Records for processing
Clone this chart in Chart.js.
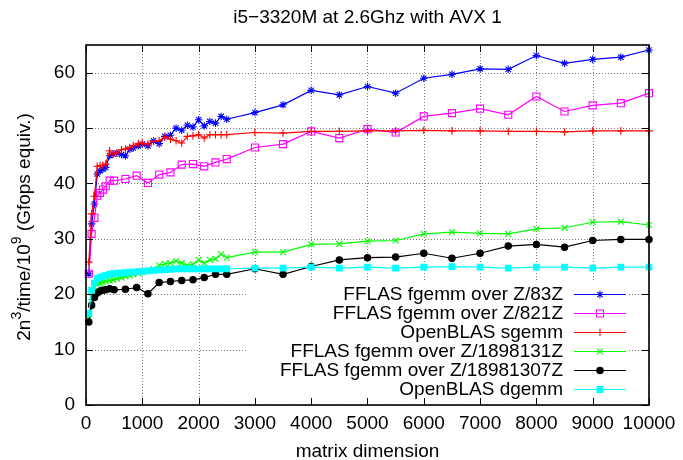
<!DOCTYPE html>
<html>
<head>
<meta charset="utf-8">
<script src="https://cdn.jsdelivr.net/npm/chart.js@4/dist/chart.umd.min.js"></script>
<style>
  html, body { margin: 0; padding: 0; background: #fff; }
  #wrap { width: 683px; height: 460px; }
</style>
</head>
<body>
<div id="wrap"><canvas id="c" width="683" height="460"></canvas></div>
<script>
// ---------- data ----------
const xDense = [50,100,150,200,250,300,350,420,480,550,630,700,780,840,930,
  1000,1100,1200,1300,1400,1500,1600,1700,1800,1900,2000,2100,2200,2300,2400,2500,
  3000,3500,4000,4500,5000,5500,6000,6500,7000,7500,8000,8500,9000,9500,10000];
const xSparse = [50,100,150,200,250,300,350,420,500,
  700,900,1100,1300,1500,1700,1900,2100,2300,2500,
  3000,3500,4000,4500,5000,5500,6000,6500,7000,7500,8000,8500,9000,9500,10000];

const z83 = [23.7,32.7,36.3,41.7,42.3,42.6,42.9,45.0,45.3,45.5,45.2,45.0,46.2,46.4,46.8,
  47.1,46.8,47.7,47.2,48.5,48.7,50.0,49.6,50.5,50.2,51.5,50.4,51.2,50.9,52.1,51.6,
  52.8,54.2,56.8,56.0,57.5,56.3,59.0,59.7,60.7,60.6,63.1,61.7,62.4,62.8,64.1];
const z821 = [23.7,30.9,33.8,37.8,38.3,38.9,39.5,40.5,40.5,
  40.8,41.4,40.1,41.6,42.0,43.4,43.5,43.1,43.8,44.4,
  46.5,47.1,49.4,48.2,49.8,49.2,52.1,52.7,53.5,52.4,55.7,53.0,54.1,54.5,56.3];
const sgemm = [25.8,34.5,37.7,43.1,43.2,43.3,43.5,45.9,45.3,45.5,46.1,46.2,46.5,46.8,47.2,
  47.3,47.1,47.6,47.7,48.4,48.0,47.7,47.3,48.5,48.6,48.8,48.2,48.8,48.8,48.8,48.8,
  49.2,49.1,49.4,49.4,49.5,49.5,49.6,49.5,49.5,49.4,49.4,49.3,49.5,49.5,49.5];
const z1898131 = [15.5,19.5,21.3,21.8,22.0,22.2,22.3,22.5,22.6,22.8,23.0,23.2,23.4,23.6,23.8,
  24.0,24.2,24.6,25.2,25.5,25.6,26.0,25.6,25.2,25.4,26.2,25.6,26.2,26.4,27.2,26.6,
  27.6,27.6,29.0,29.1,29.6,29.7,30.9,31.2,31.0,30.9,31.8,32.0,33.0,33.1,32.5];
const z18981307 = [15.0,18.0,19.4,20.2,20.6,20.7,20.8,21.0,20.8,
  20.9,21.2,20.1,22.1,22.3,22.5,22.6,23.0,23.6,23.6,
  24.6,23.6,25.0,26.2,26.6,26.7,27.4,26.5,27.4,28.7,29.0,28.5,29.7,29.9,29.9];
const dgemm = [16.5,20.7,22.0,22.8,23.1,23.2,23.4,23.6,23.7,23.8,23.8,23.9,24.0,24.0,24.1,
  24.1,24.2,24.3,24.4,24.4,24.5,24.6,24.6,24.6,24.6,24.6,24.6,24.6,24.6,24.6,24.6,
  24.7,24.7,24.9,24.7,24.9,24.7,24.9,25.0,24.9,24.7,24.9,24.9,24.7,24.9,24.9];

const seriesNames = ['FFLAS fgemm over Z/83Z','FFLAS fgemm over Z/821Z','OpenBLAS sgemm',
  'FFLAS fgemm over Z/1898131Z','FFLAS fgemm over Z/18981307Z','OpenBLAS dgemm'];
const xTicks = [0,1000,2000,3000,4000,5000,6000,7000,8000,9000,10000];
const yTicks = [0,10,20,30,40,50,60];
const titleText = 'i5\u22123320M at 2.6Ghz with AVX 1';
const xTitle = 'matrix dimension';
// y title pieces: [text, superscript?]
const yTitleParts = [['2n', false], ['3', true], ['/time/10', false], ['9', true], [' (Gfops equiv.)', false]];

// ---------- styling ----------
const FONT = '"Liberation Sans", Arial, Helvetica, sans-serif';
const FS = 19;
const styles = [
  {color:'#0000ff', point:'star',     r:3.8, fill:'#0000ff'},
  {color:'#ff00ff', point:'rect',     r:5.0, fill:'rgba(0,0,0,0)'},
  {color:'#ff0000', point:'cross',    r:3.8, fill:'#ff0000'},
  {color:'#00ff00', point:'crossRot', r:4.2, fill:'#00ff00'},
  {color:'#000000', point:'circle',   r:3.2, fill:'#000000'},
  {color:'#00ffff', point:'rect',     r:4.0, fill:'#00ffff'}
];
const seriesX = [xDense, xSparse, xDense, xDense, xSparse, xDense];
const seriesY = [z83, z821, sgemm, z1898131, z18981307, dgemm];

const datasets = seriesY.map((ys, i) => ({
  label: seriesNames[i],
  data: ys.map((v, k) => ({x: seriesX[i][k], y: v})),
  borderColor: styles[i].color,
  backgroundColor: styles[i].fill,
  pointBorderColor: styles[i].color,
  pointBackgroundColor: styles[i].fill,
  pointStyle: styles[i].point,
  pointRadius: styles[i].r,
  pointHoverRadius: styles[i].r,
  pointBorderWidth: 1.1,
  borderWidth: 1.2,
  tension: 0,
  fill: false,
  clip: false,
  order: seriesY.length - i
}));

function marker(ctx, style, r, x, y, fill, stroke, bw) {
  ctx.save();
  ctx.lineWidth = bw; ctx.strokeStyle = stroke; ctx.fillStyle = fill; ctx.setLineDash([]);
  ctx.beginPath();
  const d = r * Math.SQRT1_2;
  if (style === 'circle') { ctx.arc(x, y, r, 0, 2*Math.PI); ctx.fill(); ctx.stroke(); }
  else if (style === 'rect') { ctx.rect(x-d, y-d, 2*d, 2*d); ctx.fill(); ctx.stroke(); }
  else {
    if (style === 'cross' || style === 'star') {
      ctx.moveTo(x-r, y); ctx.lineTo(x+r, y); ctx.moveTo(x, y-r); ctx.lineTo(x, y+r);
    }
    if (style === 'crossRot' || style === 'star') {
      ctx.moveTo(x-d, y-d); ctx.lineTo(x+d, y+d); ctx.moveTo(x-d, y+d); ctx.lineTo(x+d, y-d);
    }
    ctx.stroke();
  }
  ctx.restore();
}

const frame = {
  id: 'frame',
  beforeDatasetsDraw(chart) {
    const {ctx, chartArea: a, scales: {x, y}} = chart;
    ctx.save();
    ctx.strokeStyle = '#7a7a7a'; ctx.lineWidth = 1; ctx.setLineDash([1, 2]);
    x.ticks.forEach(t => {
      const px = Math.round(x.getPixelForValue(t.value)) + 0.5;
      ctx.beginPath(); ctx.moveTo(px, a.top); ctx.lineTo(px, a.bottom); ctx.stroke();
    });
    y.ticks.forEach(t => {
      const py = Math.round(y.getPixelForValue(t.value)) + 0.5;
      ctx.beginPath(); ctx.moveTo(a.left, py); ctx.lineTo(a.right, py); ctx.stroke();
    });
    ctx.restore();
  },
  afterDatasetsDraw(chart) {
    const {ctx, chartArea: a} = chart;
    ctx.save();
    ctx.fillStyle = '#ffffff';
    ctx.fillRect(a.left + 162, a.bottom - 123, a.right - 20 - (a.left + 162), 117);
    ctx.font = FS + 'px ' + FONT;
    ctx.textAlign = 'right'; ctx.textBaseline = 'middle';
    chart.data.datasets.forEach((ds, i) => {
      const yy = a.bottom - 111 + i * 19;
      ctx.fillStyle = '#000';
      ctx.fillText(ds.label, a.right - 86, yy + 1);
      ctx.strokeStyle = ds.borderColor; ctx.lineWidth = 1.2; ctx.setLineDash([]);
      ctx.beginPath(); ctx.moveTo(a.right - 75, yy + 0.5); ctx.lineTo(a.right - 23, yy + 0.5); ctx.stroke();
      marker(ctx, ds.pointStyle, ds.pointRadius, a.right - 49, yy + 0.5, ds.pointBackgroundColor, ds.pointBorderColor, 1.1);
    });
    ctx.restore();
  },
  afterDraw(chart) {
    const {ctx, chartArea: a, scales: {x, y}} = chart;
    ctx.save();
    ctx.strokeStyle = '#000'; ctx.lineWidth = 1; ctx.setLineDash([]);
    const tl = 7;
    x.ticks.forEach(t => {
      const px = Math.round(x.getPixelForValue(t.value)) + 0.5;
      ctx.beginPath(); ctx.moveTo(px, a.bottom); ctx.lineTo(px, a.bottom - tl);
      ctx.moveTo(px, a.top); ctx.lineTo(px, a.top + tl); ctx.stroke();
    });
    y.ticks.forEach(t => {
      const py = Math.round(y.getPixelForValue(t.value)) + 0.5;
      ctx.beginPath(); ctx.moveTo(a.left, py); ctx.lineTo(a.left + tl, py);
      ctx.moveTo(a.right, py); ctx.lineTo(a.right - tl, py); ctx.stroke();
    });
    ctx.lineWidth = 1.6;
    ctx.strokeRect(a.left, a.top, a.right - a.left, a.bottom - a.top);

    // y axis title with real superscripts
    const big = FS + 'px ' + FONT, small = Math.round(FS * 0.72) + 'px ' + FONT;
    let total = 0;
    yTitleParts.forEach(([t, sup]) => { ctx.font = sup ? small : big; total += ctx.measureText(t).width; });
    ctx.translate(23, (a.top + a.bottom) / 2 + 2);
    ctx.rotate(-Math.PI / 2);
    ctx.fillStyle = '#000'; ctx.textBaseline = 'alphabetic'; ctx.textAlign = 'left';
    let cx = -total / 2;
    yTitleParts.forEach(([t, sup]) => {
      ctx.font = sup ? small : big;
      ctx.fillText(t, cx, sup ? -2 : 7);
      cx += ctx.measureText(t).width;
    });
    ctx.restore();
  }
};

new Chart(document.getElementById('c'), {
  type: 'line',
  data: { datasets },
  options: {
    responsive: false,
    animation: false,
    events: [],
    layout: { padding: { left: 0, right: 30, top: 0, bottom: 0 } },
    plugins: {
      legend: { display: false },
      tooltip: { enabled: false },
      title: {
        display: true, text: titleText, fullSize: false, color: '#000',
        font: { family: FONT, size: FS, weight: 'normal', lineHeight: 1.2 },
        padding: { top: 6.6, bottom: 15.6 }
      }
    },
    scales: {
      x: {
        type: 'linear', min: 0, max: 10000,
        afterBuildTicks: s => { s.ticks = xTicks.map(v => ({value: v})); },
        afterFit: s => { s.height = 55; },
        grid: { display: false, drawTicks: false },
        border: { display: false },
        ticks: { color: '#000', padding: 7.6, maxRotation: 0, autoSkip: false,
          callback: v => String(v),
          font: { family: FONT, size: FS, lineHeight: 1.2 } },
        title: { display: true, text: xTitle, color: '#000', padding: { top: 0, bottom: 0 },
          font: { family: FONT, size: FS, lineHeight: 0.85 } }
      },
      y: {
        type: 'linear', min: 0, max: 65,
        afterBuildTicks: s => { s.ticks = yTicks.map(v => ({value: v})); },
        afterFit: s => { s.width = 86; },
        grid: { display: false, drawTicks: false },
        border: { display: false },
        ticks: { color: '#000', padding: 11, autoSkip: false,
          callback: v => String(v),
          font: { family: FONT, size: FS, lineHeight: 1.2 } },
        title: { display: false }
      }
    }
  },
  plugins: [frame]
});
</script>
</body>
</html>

---

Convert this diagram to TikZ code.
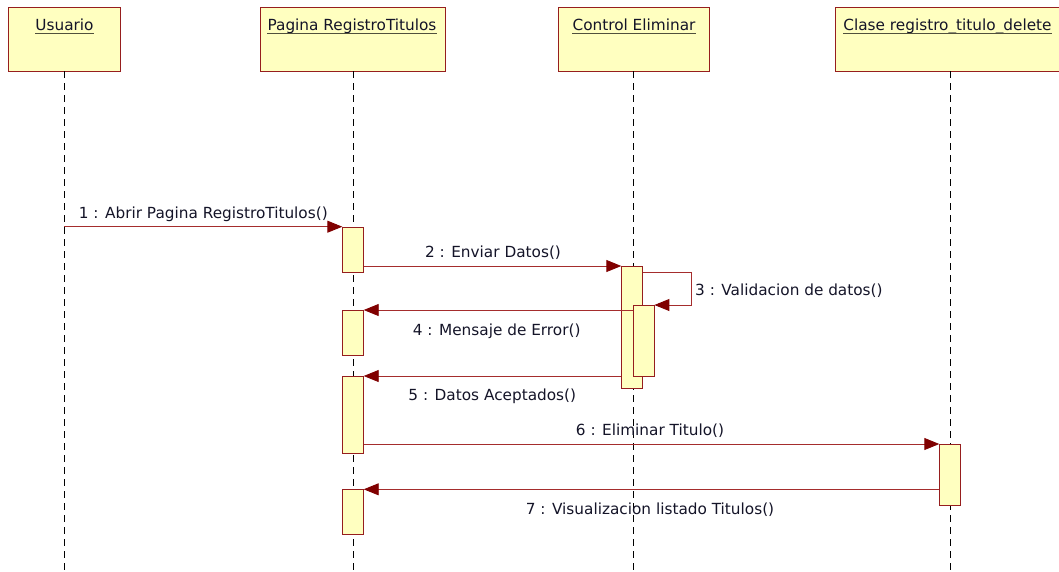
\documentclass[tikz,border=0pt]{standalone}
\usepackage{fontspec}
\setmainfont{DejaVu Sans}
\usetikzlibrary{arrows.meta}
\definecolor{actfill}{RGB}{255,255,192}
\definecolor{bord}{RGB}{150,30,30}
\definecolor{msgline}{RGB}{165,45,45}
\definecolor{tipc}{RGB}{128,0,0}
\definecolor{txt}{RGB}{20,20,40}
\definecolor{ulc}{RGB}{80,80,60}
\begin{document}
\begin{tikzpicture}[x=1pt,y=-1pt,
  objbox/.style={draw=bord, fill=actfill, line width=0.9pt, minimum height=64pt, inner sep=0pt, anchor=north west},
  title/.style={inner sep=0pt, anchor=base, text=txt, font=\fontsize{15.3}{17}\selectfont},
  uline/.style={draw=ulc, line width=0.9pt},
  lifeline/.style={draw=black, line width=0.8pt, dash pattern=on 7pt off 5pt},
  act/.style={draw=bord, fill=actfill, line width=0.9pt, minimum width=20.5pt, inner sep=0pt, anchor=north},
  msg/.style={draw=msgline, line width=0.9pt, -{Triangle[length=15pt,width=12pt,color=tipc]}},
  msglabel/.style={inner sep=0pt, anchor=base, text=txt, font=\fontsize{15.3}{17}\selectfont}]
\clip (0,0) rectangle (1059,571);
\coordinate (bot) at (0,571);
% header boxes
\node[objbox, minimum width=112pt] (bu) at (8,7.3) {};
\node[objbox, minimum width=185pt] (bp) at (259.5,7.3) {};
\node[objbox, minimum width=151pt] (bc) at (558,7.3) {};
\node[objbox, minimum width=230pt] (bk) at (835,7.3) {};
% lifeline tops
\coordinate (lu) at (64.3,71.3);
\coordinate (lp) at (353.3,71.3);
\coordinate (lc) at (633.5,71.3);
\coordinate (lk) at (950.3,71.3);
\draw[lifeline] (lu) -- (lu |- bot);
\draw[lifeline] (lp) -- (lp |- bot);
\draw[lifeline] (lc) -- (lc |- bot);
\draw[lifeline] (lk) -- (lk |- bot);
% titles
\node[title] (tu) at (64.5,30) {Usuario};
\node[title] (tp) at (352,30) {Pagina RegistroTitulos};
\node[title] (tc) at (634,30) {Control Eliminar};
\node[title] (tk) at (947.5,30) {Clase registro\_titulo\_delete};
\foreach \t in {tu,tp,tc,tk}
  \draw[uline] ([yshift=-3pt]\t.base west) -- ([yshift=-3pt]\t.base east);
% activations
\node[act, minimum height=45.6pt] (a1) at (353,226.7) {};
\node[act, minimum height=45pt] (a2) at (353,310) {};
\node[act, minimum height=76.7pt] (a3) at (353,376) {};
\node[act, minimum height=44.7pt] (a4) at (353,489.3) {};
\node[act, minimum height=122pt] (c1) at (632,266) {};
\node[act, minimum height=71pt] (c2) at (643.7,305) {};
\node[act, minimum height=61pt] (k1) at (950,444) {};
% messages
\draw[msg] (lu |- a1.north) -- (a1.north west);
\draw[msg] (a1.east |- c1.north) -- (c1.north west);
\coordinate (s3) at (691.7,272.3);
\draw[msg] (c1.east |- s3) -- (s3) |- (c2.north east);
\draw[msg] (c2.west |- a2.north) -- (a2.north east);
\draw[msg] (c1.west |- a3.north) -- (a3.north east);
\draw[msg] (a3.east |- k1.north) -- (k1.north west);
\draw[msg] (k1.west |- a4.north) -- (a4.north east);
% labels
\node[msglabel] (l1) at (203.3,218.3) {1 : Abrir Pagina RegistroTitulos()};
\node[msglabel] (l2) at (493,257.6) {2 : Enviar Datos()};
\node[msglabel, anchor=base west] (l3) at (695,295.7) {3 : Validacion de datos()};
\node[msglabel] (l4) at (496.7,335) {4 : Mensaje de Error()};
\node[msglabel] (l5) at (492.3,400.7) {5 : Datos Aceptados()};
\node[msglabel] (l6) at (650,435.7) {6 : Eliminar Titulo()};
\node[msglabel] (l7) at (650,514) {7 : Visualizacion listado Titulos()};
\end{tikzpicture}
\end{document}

---

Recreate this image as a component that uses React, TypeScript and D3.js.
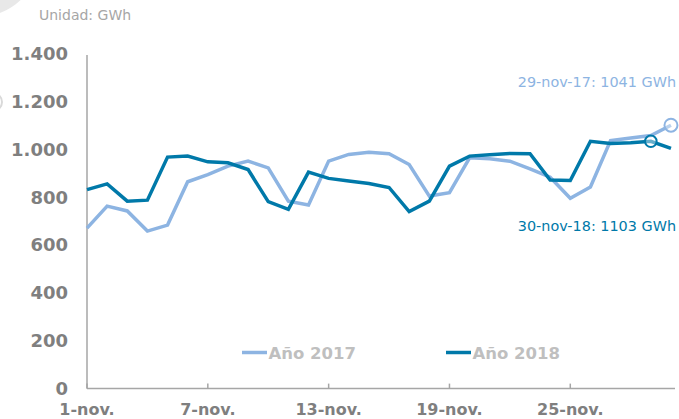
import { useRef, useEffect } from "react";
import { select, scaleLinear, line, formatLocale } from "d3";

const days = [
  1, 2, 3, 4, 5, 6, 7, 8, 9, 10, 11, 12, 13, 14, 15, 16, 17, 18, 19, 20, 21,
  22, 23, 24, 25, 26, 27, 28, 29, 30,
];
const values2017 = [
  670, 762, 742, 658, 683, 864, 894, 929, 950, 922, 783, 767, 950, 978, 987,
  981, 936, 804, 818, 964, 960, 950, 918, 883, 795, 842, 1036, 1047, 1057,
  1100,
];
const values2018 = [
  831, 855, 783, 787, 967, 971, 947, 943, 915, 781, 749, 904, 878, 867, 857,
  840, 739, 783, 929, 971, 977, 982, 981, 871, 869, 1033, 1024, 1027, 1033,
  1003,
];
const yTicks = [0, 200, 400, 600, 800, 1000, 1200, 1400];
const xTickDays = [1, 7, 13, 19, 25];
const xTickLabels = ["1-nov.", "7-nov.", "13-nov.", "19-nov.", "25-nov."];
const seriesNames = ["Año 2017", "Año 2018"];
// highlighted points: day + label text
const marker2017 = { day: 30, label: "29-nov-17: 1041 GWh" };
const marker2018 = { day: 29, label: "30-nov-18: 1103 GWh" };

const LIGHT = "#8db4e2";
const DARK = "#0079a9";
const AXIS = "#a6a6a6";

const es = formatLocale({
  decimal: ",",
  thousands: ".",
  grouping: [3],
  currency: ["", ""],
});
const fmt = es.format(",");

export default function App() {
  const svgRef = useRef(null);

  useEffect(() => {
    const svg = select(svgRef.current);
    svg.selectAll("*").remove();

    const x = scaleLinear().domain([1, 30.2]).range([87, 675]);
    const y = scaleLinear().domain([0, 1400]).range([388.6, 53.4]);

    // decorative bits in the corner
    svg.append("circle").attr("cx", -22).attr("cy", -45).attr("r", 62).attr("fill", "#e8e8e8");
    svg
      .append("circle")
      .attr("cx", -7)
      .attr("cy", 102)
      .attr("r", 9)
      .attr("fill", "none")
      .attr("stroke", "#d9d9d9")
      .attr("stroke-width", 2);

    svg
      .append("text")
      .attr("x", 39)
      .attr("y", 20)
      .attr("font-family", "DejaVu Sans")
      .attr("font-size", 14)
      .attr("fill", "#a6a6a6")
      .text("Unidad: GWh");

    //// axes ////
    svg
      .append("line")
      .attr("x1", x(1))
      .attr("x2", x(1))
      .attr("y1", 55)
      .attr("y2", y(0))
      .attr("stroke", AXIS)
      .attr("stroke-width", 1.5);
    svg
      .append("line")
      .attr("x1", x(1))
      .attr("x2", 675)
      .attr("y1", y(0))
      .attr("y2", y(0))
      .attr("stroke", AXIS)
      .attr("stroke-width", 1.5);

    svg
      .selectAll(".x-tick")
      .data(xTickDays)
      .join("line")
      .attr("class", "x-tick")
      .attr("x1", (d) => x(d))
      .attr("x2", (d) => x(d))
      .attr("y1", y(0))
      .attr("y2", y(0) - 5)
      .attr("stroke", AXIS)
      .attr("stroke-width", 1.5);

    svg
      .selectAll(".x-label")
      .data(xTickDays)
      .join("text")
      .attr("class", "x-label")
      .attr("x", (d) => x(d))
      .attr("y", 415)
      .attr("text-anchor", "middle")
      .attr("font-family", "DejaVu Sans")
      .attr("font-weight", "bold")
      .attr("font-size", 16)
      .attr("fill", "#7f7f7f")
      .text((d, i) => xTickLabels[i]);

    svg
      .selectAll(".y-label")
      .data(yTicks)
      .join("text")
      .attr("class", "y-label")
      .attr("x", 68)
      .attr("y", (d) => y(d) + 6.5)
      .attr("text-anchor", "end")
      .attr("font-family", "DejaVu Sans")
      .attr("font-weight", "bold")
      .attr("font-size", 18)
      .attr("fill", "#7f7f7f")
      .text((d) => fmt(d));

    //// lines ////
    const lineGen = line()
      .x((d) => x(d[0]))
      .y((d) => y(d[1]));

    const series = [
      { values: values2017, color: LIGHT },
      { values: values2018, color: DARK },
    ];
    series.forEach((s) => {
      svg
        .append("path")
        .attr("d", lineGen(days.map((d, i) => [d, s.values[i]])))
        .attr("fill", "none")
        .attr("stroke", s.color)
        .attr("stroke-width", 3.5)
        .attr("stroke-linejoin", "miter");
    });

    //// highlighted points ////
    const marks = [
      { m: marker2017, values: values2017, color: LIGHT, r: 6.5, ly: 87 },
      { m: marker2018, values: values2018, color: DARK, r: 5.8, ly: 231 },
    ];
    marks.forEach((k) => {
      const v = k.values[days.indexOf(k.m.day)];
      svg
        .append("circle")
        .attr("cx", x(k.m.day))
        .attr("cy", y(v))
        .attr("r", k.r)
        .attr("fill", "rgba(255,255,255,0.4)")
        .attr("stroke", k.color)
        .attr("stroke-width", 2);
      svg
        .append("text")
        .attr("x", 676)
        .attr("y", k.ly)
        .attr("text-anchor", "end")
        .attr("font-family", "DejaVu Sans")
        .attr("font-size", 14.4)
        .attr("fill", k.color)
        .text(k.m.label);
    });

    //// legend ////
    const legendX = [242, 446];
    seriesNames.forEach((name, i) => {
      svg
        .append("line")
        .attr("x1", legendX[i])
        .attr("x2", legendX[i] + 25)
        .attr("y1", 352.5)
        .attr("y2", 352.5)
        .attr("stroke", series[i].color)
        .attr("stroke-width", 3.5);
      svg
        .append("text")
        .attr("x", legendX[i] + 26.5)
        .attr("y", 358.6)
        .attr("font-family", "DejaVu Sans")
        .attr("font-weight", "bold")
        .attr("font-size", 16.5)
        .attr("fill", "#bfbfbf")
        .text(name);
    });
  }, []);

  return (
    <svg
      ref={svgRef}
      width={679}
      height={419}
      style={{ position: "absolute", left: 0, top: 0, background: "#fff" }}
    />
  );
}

What the task asks
Find the number of lines in which the word "this" occurs, and write nothing but that number.

Problem solution
3